PRÉSENTATION DU MOT D'OR DE LA TRADUCTION 2016 PAR ALAIN GARNIER

Le Mot d'Or a été remis à Nathalie GAILIUS pour la traduction française de l’italien du livre de Giacomo TODESCHINI « Au pays des sans-nom », publié aux éditions Verdier en 2015.

Tous sous le choc ! Au pays des sans-nom a laissé le jury sans voix. Plaidoirie superflue à l’heure de la délibération. La traduction de Nathalie Gailius, victorieuse aux points, s’est trouvée, sans controverse, médaillée du Mot d’Or. La qualité de l’édition française de l’œuvre magistrale et ardue de Giacomo Todeschini a dissipé certains scrupules à l’encontre d’un livre à l’abord difficile mais à l’essence si enrichissante et si clairement servie par sa traduction.

La tâche était considérable pour la traductrice de ce deuxième livre de l’universitaire italien, historien médiéviste mais aussi linguiste, qui épluche l’histoire par les mots, les « mots qui montrent du doigt ».

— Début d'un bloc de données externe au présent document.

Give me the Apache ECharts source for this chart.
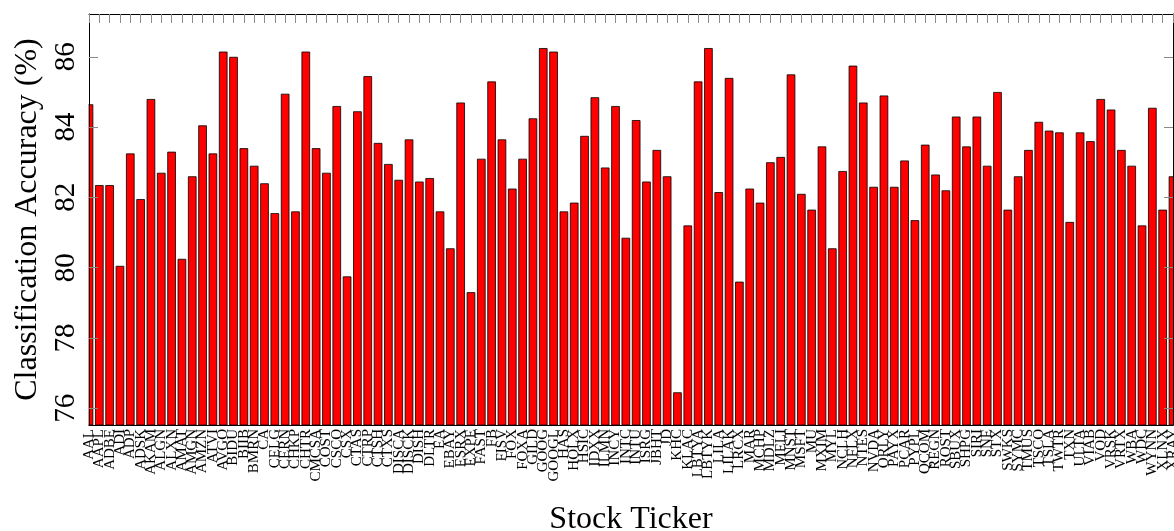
<!DOCTYPE html>
<html>
<head>
<meta charset="utf-8">
<script src="https://cdn.jsdelivr.net/npm/echarts@6/dist/echarts.min.js"></script>
<style>
html,body{margin:0;padding:0;background:#fff;}
#chart{width:1174px;height:531px;}
</style>
</head>
<body>
<div id="chart"></div>
<script>
const categories = ["AAL","AAPL","ADBE","ADI","ADP","ADSK","AKAM","ALGN","ALXN","AMAT","AMGN","AMZN","ATVI","AVGO","BIDU","BIIB","BMRN","CA","CELG","CERN","CHKP","CHTR","CMCSA","COST","CSCO","CSX","CTAS","CTRP","CTSH","CTXS","DISCA","DISCK","DISH","DLTR","EA","EBAY","ESRX","EXPE","FAST","FB","FISV","FOX","FOXA","GILD","GOOG","GOOGL","HAS","HOLX","HSIC","IDXX","ILMN","INCY","INTC","INTU","ISRG","JBHT","JD","KHC","KLAC","LBTYA","LBTYK","LILA","LILAK","LRCX","MAR","MCHP","MDLZ","MELI","MNST","MSFT","MU","MXIM","MYL","NCLH","NFLX","NTES","NVDA","ORLY","PAYX","PCAR","PYPL","QCOM","REGN","ROST","SBUX","SHPG","SIRI","SNE","STX","SWKS","SYMC","TMUS","TSCO","TSLA","TWTR","TXN","ULTA","VIAB","VOD","VRSK","VRTX","WBA","WDC","WYNN","XLNX","XRAY"];

const accuracy = [84.65,82.35,82.35,80.05,83.25,81.95,84.8,82.7,83.3,80.25,82.6,84.05,83.25,86.15,86.0,83.4,82.9,82.4,81.55,84.95,81.6,86.15,83.4,82.7,84.6,79.75,84.45,85.45,83.55,82.95,82.5,83.65,82.45,82.55,81.6,80.55,84.7,79.3,83.1,85.3,83.65,82.25,83.1,84.25,86.25,86.15,81.6,81.85,83.75,84.85,82.85,84.6,80.85,84.2,82.45,83.35,82.6,76.45,81.2,85.3,86.25,82.15,85.4,79.6,82.25,81.85,83.0,83.15,85.5,82.1,81.65,83.45,80.55,82.75,85.75,84.7,82.3,84.9,82.3,83.05,81.35,83.5,82.65,82.2,84.3,83.45,84.3,82.9,85.0,81.65,82.6,83.35,84.15,83.9,83.85,81.3,83.85,83.6,84.8,84.5,83.35,82.9,81.2,84.55,81.65,82.6];

const yTicks = [76,78,80,82,84,86];
const yMin = 75.52;
const yMax = 87.22;

const FONT = '"Liberation Serif", "DejaVu Serif", serif';
const tickStyle = {color:'#8a8a8a', width:1};
const lineStyle = {color:'#000', width:1};

const GRID = {left:89, right:1, top:14, bottom:106};

const chart = echarts.init(document.getElementById('chart'), null, {renderer:'canvas'});
chart.setOption({
  animation:false,
  backgroundColor:'#fff',
  grid:{left:GRID.left, right:GRID.right, top:GRID.top, bottom:GRID.bottom, containLabel:false, outerBoundsMode:'none'},
  graphic:[
    // mask: bars on a boundaryGap:false axis are not clipped by ECharts
    {type:'rect', z:50, silent:true,
     shape:{x:GRID.left-12, y:GRID.top-2, width:11.5, height:531-GRID.top-GRID.bottom+3},
     style:{fill:'#fff'}}
  ],
  xAxis:[
    {
      type:'category', data:categories, boundaryGap:false, position:'bottom', z:60,
      axisLine:{show:true, lineStyle:lineStyle},
      axisTick:{show:false},
      axisLabel:{interval:0, rotate:90, fontFamily:FONT, fontSize:15, color:'#000', margin:4},
      splitLine:{show:false},
      name:'Stock Ticker', nameLocation:'middle', nameGap:79,
      nameTextStyle:{fontFamily:FONT, fontSize:32, color:'#000'}
    },
    {
      type:'category', data:categories, boundaryGap:false, position:'top', z:60,
      axisLine:{show:true, lineStyle:lineStyle},
      axisTick:{show:true, inside:true, interval:0, length:9, lineStyle:tickStyle},
      axisLabel:{show:false}, splitLine:{show:false}
    }
  ],
  yAxis:[
    {
      type:'value', min:yMin, max:yMax, position:'left', z:60,
      axisLine:{show:true, lineStyle:lineStyle},
      axisTick:{show:true, inside:true, length:9, lineStyle:tickStyle, customValues:yTicks},
      axisLabel:{customValues:yTicks, rotate:90, fontFamily:FONT, fontSize:29, color:'#000', margin:8},
      splitLine:{show:false},
      name:'Classification Accuracy (%)', nameLocation:'middle', nameGap:45,
      nameTextStyle:{fontFamily:FONT, fontSize:32, color:'#000'}
    },
    {
      type:'value', min:yMin, max:yMax, position:'right', z:60,
      axisLine:{show:true, lineStyle:lineStyle},
      axisTick:{show:true, inside:true, length:9, lineStyle:tickStyle, customValues:yTicks},
      axisLabel:{show:false}, splitLine:{show:false}
    }
  ],
  series:[{
    type:'bar', data:accuracy, xAxisIndex:0, yAxisIndex:0,
    barWidth:8.6, clip:true,
    itemStyle:{color:'#ff0000', borderColor:'#000', borderWidth:0.8}
  }]
});
</script>
</body>
</html>
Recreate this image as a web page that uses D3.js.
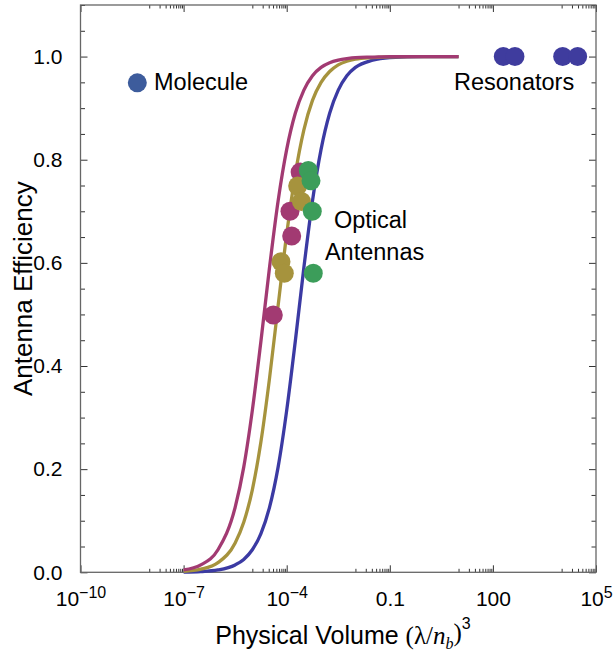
<!DOCTYPE html>
<html>
<head>
<meta charset="utf-8">
<script src="https://cdn.jsdelivr.net/npm/d3@7/dist/d3.min.js"></script>
<style>
  html, body { margin: 0; padding: 0; background: #fff; }
  svg { display: block; font-family: "Liberation Sans", Arial, sans-serif; }
</style>
</head>
<body>
<svg id="chart" width="613" height="653"></svg>
<script>
// ---- data ----
// log10(volume) sample positions of the three model curves
const curveExp = [-7, -6.5, -6, -5.5, -5.25, -5, -4.75, -4.5, -4.25, -4, -3.75, -3.5, -3.25, -3, -2.75, -2.5, -2.25, -2, -1.5, -1, 0, 1];
const magentaCurve = [0.0045, 0.0143, 0.0437, 0.126, 0.204, 0.314, 0.448, 0.591, 0.720, 0.820, 0.890, 0.935, 0.963, 0.979, 0.988, 0.993, 0.996, 0.998, 0.999, 1.0, 1.0, 1.0];
const oliveCurve   = [0.0019, 0.006, 0.0187, 0.057, 0.097, 0.160, 0.253, 0.376, 0.517, 0.656, 0.772, 0.858, 0.915, 0.950, 0.971, 0.984, 0.991, 0.995, 0.998, 0.9995, 1.0, 1.0];
const blueCurve    = [0.0005, 0.0014, 0.0045, 0.0143, 0.025, 0.0437, 0.075, 0.126, 0.204, 0.314, 0.448, 0.591, 0.720, 0.820, 0.890, 0.935, 0.963, 0.979, 0.993, 0.998, 1.0, 1.0];

// measured points (log10 volume, efficiency)
const magentaPtsExp = [-3.61, -3.905, -3.855, -4.39];
const magentaPtsEff = [0.776, 0.700, 0.652, 0.499];
const olivePtsExp   = [-3.681, -3.570, -4.166, -4.070];
const olivePtsEff   = [0.749, 0.719, 0.602, 0.580];
const greenPtsExp   = [-3.372, -3.293, -3.256, -3.227];
const greenPtsEff   = [0.779, 0.759, 0.700, 0.580];
const moleculeExp   = [-8.347];
const moleculeEff   = [0.949];
const resonatorExp  = [2.302, 2.642, 4.03, 4.466];
const resonatorEff  = [1.0, 1.0, 1.0, 1.0];

// axes
const xMajorExp = [-10, -7, -4, -1, 2, 5];
const xTickBase = ["10", "10", "10", "0.1", "100", "10"];
const xTickSup  = ["\u221210", "\u22127", "\u22124", "", "", "5"];
const yMajor = [0, 0.2, 0.4, 0.6, 0.8, 1.0];
const yTickLabels = ["0.0", "0.2", "0.4", "0.6", "0.8", "1.0"];

// annotations (position in data space: log10 volume, efficiency)
const annotations = [
  { text: "Molecule",   exp: -7.86,  eff: 0.935 },
  { text: "Resonators", exp: 0.867,  eff: 0.935 },
  { text: "Optical",    exp: -2.625, eff: 0.6675 },
  { text: "Antennas",   exp: -2.887, eff: 0.6056 }
];

// ---- chart ----
const svg = d3.select("#chart");
const L = 80.5, R = 596, T = 5, B = 572.3;
const x = d3.scaleLog().domain([1e-10, 1e5]).range([L, R]);
const y = d3.scaleLinear().domain([0, 1.1]).range([B, T]);

const frameColor = "#666";
const tickColor = "#333";

// minor x ticks: 1..9 x 10^(M-1) for each major M
const xMinor = [];
xMajorExp.forEach(M => { for (let k = 1; k <= 9; k++) { const v = k * Math.pow(10, M - 1); if (v > 1e-10 * 0.999) xMinor.push(v); } });
const yMinor = d3.range(0, 1.1001, 0.05).map(v => +v.toFixed(2)).filter(v => !yMajor.some(m => Math.abs(m - v) < 1e-6));

const xMajorVals = xMajorExp.map(e => Math.pow(10, e));

function styleAxis(g) {
  g.select(".domain").remove();
  g.selectAll(".tick line").attr("stroke", tickColor).attr("stroke-width", 1);
}

// bottom
svg.append("g").attr("transform", `translate(0,${B})`)
  .call(d3.axisBottom(x).tickValues(xMinor).tickSize(-3.5).tickFormat(""))
  .call(styleAxis);
const bottomMajor = svg.append("g").attr("transform", `translate(0,${B})`)
  .call(d3.axisBottom(x).tickValues(xMajorVals).tickSize(-7).tickPadding(19))
  .call(styleAxis);
bottomMajor.selectAll(".tick text").each(function(d, i) {
  const t = d3.select(this);
  t.text(null).attr("fill", "#000").attr("font-size", 21).attr("dy", "0.71em")
   .attr("font-family", "'Liberation Sans', Arial, sans-serif").attr("text-anchor", "middle");
  t.append("tspan").text(xTickBase[i]);
  if (xTickSup[i]) t.append("tspan").attr("dy", "-0.5em").attr("font-size", 16).text(xTickSup[i]);
});

// top
svg.append("g").attr("transform", `translate(0,${T})`)
  .call(d3.axisTop(x).tickValues(xMinor).tickSize(-3.5).tickFormat(""))
  .call(styleAxis);
svg.append("g").attr("transform", `translate(0,${T})`)
  .call(d3.axisTop(x).tickValues(xMajorVals).tickSize(-7).tickFormat(""))
  .call(styleAxis);

// left
svg.append("g").attr("transform", `translate(${L},0)`)
  .call(d3.axisLeft(y).tickValues(yMinor).tickSize(-4.5).tickFormat(""))
  .call(styleAxis);
const leftMajor = svg.append("g").attr("transform", `translate(${L},0)`)
  .call(d3.axisLeft(y).tickValues(yMajor).tickSize(-7).tickPadding(18).tickFormat((d, i) => yTickLabels[i]))
  .call(styleAxis);
leftMajor.selectAll(".tick text").attr("font-size", 21).attr("fill", "#000")
  .attr("font-family", "'Liberation Sans', Arial, sans-serif");

// right
svg.append("g").attr("transform", `translate(${R},0)`)
  .call(d3.axisRight(y).tickValues(yMinor).tickSize(-4.5).tickFormat(""))
  .call(styleAxis);
svg.append("g").attr("transform", `translate(${R},0)`)
  .call(d3.axisRight(y).tickValues(yMajor).tickSize(-7).tickFormat(""))
  .call(styleAxis);

// frame
svg.append("rect").attr("x", L).attr("y", T).attr("width", R - L).attr("height", B - T)
  .attr("fill", "none").attr("stroke", frameColor).attr("stroke-width", 1.3);

// curves
const line = d3.line().x(d => x(Math.pow(10, d[0]))).y(d => y(d[1])).curve(d3.curveMonotoneX);
const curves = [
  { vals: blueCurve, color: "#3b3aa3" },
  { vals: oliveCurve, color: "#a6933d" },
  { vals: magentaCurve, color: "#a23a72" }
];
curves.forEach(c => {
  svg.append("path").datum(curveExp.map((e, i) => [e, c.vals[i]]))
    .attr("d", line).attr("fill", "none").attr("stroke", c.color).attr("stroke-width", 3.3);
});

// points
function drawPts(exps, effs, color) {
  svg.append("g").selectAll("circle").data(exps.map((e, i) => [e, effs[i]])).join("circle")
    .attr("cx", d => x(Math.pow(10, d[0]))).attr("cy", d => y(d[1])).attr("r", 9.5)
    .attr("fill", color);
}
drawPts(magentaPtsExp, magentaPtsEff, "#a23a72");
drawPts(olivePtsExp, olivePtsEff, "#a6933d");
drawPts(greenPtsExp, greenPtsEff, "#3c9d5a");
drawPts(moleculeExp, moleculeEff, "#3d5c9c");
drawPts(resonatorExp, resonatorEff, "#3f3c9e");

// annotations
svg.append("g").selectAll("text").data(annotations).join("text")
  .attr("x", d => x(Math.pow(10, d.exp))).attr("y", d => y(d.eff))
  .attr("text-anchor", "start").attr("font-size", 23.5).attr("fill", "#000")
  .text(d => d.text);

// axis titles
const xt = svg.append("text").attr("x", 343).attr("y", 644).attr("text-anchor", "middle")
  .attr("font-size", 25).attr("fill", "#000");
xt.append("tspan").text("Physical Volume ");
xt.append("tspan").attr("font-family", "'Liberation Serif', serif").text("(\u03bb/");
xt.append("tspan").attr("font-family", "'Liberation Serif', serif").attr("font-style", "italic").text("n");
xt.append("tspan").attr("font-family", "'Liberation Serif', serif").attr("font-style", "italic").attr("font-size", 16).attr("dy", "0.3em").text("b");
xt.append("tspan").attr("font-family", "'Liberation Serif', serif").attr("dy", "-0.3em").text(")");
xt.append("tspan").attr("font-size", 16).attr("dy", "-0.75em").text("3");

svg.append("text").attr("transform", `translate(32,${(T + B) / 2}) rotate(-90)`)
  .attr("text-anchor", "middle").attr("font-size", 26).attr("fill", "#000")
  .text("Antenna Efficiency");
</script>
</body>
</html>
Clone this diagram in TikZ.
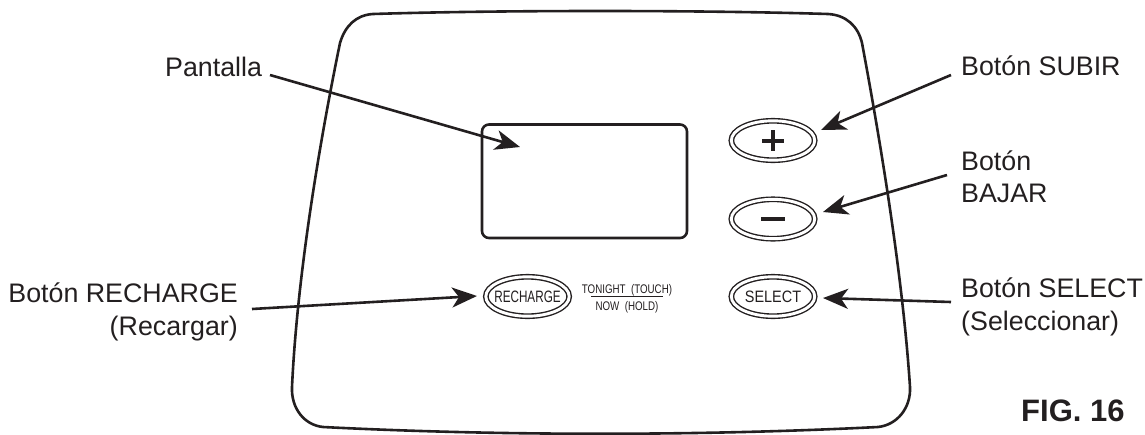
\documentclass[tikz,border=0pt]{standalone}
\usepackage{fontspec}
\usepackage{graphicx}
\setmainfont{Liberation Sans}
\usetikzlibrary{arrows.meta,shapes.geometric}
\definecolor{ink}{HTML}{231F20}
\tikzset{
  lab/.style={font=\fontsize{26.8}{32.3}\selectfont,text=ink,inner sep=0pt,align=left},
  lead/.style={draw=ink,line width=2.6pt,-{Stealth[length=25pt,width=20pt,inset=7pt]},shorten >=0pt},
  btn/.style={ellipse,draw=ink,line width=1.4pt,double=white,double distance=2.9pt,inner sep=0pt,text=ink,minimum width=83.4pt,minimum height=39.4pt},
  btntext/.style={font=\fontsize{16.5}{18}\selectfont},
  small/.style={font=\fontsize{12.5}{14}\selectfont,text=ink,inner sep=0pt,anchor=base},
  body/.style={draw=ink,line width=2.6pt}
}
\begin{document}
\begin{tikzpicture}[x=1pt,y=-1pt]
\useasboundingbox (0,0) rectangle (1145,434);
\draw[body] (340,43) .. controls (345,26) and (356,15) .. (373,14) .. controls (500,10) and (700,10) .. (828,14) .. controls (846,15) and (858,26) .. (862,43) .. controls (882,150) and (903,280) .. (910,387) .. controls (911,408) and (897,425) .. (878,427) .. controls (700,436) and (500,436) .. (323,427) .. controls (304,425) and (291,408) .. (292,387) .. controls (297,280) and (318,150) .. (340,43) -- cycle;
\draw[body,rounded corners=7pt] (482,124.5) rectangle (687,238);
\node[btn] (plus) at (773,140.5) {};
\node[btn] (minus) at (773,219) {};
\node[btn,btntext] (sel) at (773,296.5) {\makebox[0pt]{\scalebox{.875}[1]{SELECT}}};
\node[btn,btntext] (rech) at (527.5,296.5) {\makebox[0pt]{\scalebox{.71}[1]{RECHARGE}}};
\draw[ink,line width=4pt] (762,140.5) -- (784,140.5) (773,130) -- (773,151);
\draw[ink,line width=4pt] (761,219) -- (785,219);
\node[small] (tn) at (627,293) {\scalebox{.78}[1]{TONIGHT\ \ (TOUCH)}};
\node[small] (nw) at (627,310) {\scalebox{.78}[1]{NOW\ \ (HOLD)}};
\draw[ink,line width=1pt] (591,296.7) -- (663,296.7);
\node[lab,anchor=base west] (pan) at (165,76) {Pantalla};
\node[lab,anchor=base west] (sub) at (961,75.7) {Botón SUBIR};
\node[lab,anchor=base west] (baj) at (961,202.3) {Botón\\BAJAR};
\node[lab,anchor=base west] (sl) at (961,330) {Botón SELECT\\(Seleccionar)};
\node[lab,anchor=base east,align=right] (re) at (238,335) {Botón RECHARGE\\(Recargar)};
\node[font=\bfseries\fontsize{31}{36}\selectfont,text=ink,inner sep=0pt,anchor=base west] (fig) at (1021,421) {FIG. 16};
\coordinate (a1) at (270,75);
\coordinate (a1e) at (520,147);
\coordinate (a2) at (951,75);
\coordinate (a2e) at (821,130);
\coordinate (a3) at (947,175);
\coordinate (a3e) at (823,212);
\coordinate (a4) at (951,302);
\coordinate (a4e) at (823,298);
\coordinate (a5) at (252,309);
\coordinate (a5e) at (477,296);
\draw[lead] (a1) -- (a1e);
\draw[lead] (a2) -- (a2e);
\draw[lead] (a3) -- (a3e);
\draw[lead] (a4) -- (a4e);
\draw[lead] (a5) -- (a5e);
\end{tikzpicture}
\end{document}
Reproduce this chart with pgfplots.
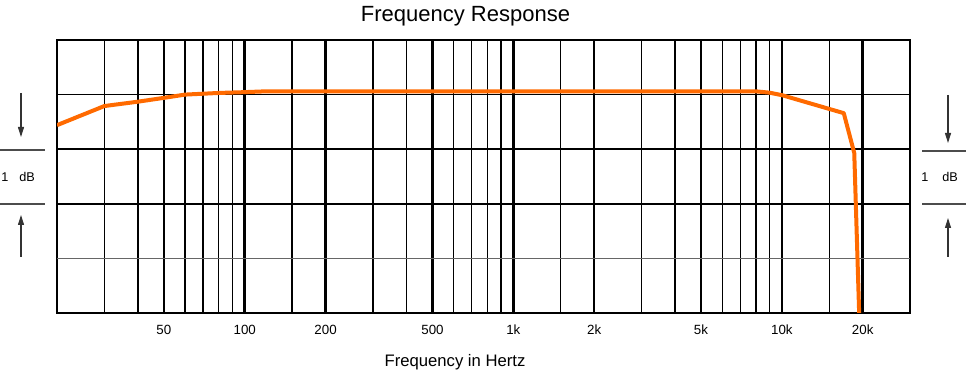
\documentclass[border=0pt]{standalone}
\usepackage{pgfplots}
\pgfplotsset{compat=1.18}
\usepackage{fontspec}
\setmainfont{Liberation Sans}
\usetikzlibrary{arrows.meta}
\definecolor{curve}{RGB}{255,106,0}
\begin{document}
\begin{tikzpicture}
\useasboundingbox (-42.75pt,-42.75pt) rectangle (681.75pt,234.75pt);
\begin{axis}[
  at={(0,0)}, anchor=south west, scale only axis,
  width=639.75pt, height=204.75pt,
  xmode=log, xmin=20, xmax=30000, ymin=-4, ymax=1,
  xtick={50,100,200,500,1000,2000,5000,10000,20000},
  xticklabels={50,100,200,500,1k,2k,5k,10k,20k},
  minor xtick={30,40,60,70,80,90,150,300,400,600,700,800,900,1500,3000,4000,6000,7000,8000,9000,15000},
  ytick=\empty,
  xmajorgrids, xminorgrids,
  major grid style={black, line width=2pt},
  minor grid style={black, line width=1pt},
  major tick length=0pt, minor tick length=0pt,
  axis line style={black, line width=1.1pt},
  xticklabel style={font=\fontsize{10}{12}\selectfont, anchor=base, yshift=-16pt},
  clip=true,
]
\addplot[black, line width=1.1pt] coordinates {(20,0) (30000,0)};
\addplot[black, line width=1.1pt] coordinates {(20,-1) (30000,-1)};
\addplot[black, line width=1.1pt] coordinates {(20,-2) (30000,-2)};
\addplot[black!60, line width=1.1pt] coordinates {(20,-3) (30000,-3)};
\addplot[curve, line width=3pt, line join=round] coordinates {
(20,-0.56) (30,-0.21) (40,-0.13) (50,-0.06) (60,0.0) (80,0.03) (100,0.045) (120,0.06)
(8000,0.06) (9000,0.035) (10000,-0.01) (17000,-0.34) (18600,-1.07) (19400,-4.0)
};
\end{axis}
\begin{scope}[x=0.75pt,y=0.75pt]
\node[font=\fontsize{16.5}{19}\selectfont, anchor=base] at (408.5,291.3) {Frequency Response};
\node[font=\fontsize{12.5}{15}\selectfont, anchor=base] at (398,-53.7) {Frequency in Hertz};
% left annotation
\draw[black!80, line width=0.8pt, -{Triangle[length=7.5pt,width=4.5pt]}] (-36,220) -- (-36,176);
\draw[black!70, line width=0.8pt] (-57,163) -- (-12,163);
\node[font=\fontsize{9.5}{11}\selectfont] at (-52,136) {1};
\node[font=\fontsize{9.5}{11}\selectfont] at (-30,136) {dB};
\draw[black!70, line width=0.8pt] (-57,109) -- (-12,109);
\draw[black!80, line width=0.8pt, -{Triangle[length=7.5pt,width=4.5pt]}] (-36,56) -- (-36,98);
% right annotation
\draw[black!80, line width=0.8pt, -{Triangle[length=7.5pt,width=4.5pt]}] (891,218) -- (891,170);
\draw[black!70, line width=0.8pt] (865,162) -- (909,162);
\node[font=\fontsize{9.5}{11}\selectfont] at (868,136) {1};
\node[font=\fontsize{9.5}{11}\selectfont] at (893,136) {dB};
\draw[black!70, line width=0.8pt] (865,109) -- (909,109);
\draw[black!80, line width=0.8pt, -{Triangle[length=7.5pt,width=4.5pt]}] (891,56) -- (891,95);
\end{scope}
\end{tikzpicture}
\end{document}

« Gens de mauvaise vie, personnes suspectes ou ordinaires du Moyen Age à l’époque moderne », sous-titre du livre de Giacomo Todeschini, observe la façon dont les mots du droit (donc dans un État de droit) ont exclu au fil des âges le plus grand nombre des citoyens pour concentrer le pouvoir entre quelques uns, autorités morales, religieuses et laïques, par la simple logique des vocables qui qualifient les personnes, leurs activités ou leurs croyances. Les mots pleuvent qui étiquettent les catégories de justiciables, entre ceux qui ont le droit et ceux qui ne l’ont pas de témoigner et de saisir la justice. Une empreinte indélébile qui paradoxalement rend invisibles la plupart des femmes et des hommes qui, depuis le Moyen Age, construisent l’édifice social européen.

Le texte lui-même, mais aussi des notes et citations imposantes, exigeaient pertinence et acuité extrêmes pour maîtriser un registre aussi varié de sources religieuses et laïques, de vocabulaire sociojuridique, voire « éthicoéconomique ». La traduction en éclaire toutes les subtilités. Ainsi d’ailleurs que la courte introduction de Patrick Boucheron qui participe de cette compréhension et aide encore l’accès du lecteur à l’étude du savant.

Au pays des sans-nom est l’œuvre d’un historien, c’est-à-dire d’un explorateur courageux et rigoureux du passé, ennemi des raccourcis trompeurs, des faux semblants et des déformations de ce que l’on pourrait appeler « l’histoire ressentie », dictée par les brasseurs de mémoire, architectes pressés d’une histoire statufiée pour les besoins ou les sentiments du moment. Ce livre qui nous en écarte est un bienfait.

Enfin, nous éprouvons un grand plaisir à distinguer avec la recherche historique un texte italien d’origine. Plaisir de renouer avec les apports multiples d’une langue si peu fréquentée dans l’espace francophone mais combien importante. Plaisir de nous passionner pour ce genre si éloigné de nos habituelles lectures de récits, fables et romans, souvenirs et compilations, fictions pédagogiques ou documentaires, annuellement soumises à notre jury par l’industrie littéraire.

C’est pourquoi Madame, vous voudrez bien accepter la manifestation voyante de notre enthousiasme à vous montrer du doigt, ou plutôt à vous montrer du mot, mais du Mot d’Or cette fois.